Joint Retainers – Part 3: Consolidating Issues
by Matthew Krofchick
In this last article on the series about joint retainers, we will be looking at how using a joint retainer can be used to narrow down issues to help resolve difficult financial situations.
A common misconception that is joint retainers can only be used by parties that are acting amicably. In fact, one of the benefits of a joint retainer is that it helps parties narrow their arguments down to fact-based scenarios.
Let’s take a look at a simple example where the parties’ respective fact scenarios lead to significant monetary differences:
A Little Background
- Jack and Diane were married in 1982 in a small town in the rural heartland.
- In 1991 Diane opened a widget business of which she is the sole owner.
- Although Jack was a football star in high school, life went on and throughout their marriage Jack stayed home and cared for their kids.
- In 2013 Jack and Diane separated.
- Diane received personal benefits from her ownership of the business in the amount of $30,000 per year
- All corporate profits should be attributed to Diane.
- All of these expenses are business-related and they and any associated income tax gross-up, should therefore not be included in her income for support purposes
- The corporate profits are needed for reinvestment into the business.
In this particular example since Jack was a stay-at-home father for so many years he has no income. Hence, each dollar added to Diane’s income significantly affects the support Jack is entitled to. By conducting a review of the disputed expenses, and any related receipts, invoices, and other pertinent information a valuator can often provide clarity on which expenses would qualify as legitimate business expenses and which should be included in Diane’s income for support purposes.
Valuators can also opine on the appropriate amount of corporate profits to be included in Diane’s income, taking into consideration what amounts the business would likely need to retain in order to meet their ongoing obligations.

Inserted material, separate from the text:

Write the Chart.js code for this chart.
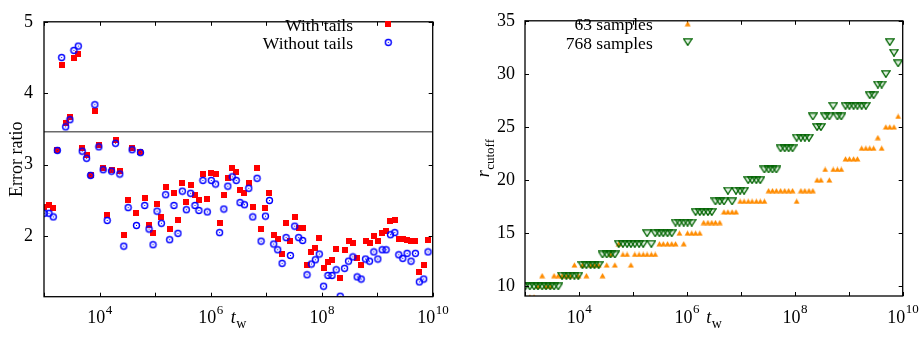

This could include reviewing historical bank statements, discussing any major capital purchases the business may need to make, reviewing debt covenants, and comparing the business’s operations to those of its peers to determine how much cash it would need to retain to sustain their current operations.
Where the parties continue to disagree on the facts, the valuator may be tasked with preparing multiple scenarios so that both sides have access to the conclusions they may be looking for. This provides them with the full scope of information and the impact of each of their respective fact scenarios before entering into negotiations.
In the normal course of litigation each party’s valuator would prepare their respective reports, each of which could be critiqued by the opposing valuator (perhaps numerous times) with each treating these disputed issues differently.
If, on the other hand, the parties had agreed to a joint retainer there would be no need for competing reports. When a single valuator is retained we eliminate any arguments about methodology and credibility; and as discussed in earlier articles in this series, the cost savings of doing so can be substantial as a result.
Consider, for example, what could happen when two parties choose to retain their own competing experts. They may each be provided with what appears to be two wildly different conclusions but it is often the case that appearances can be deceiving, because once taxes and equalization are considered the gap between their positions closes significantly. Moreover, once the cost of these competing reports and any potential litigation are factored in they may come out of the process having spent a small fortune with little or no benefit to show for it.
So, the question for your case becomes: is it worth each party retaining their own expert as opposed to a jointly retained one?
Although not every case can be done with a joint retainer, the notion should be explored before being written off as an unworkable solution since the potential benefits can be significant.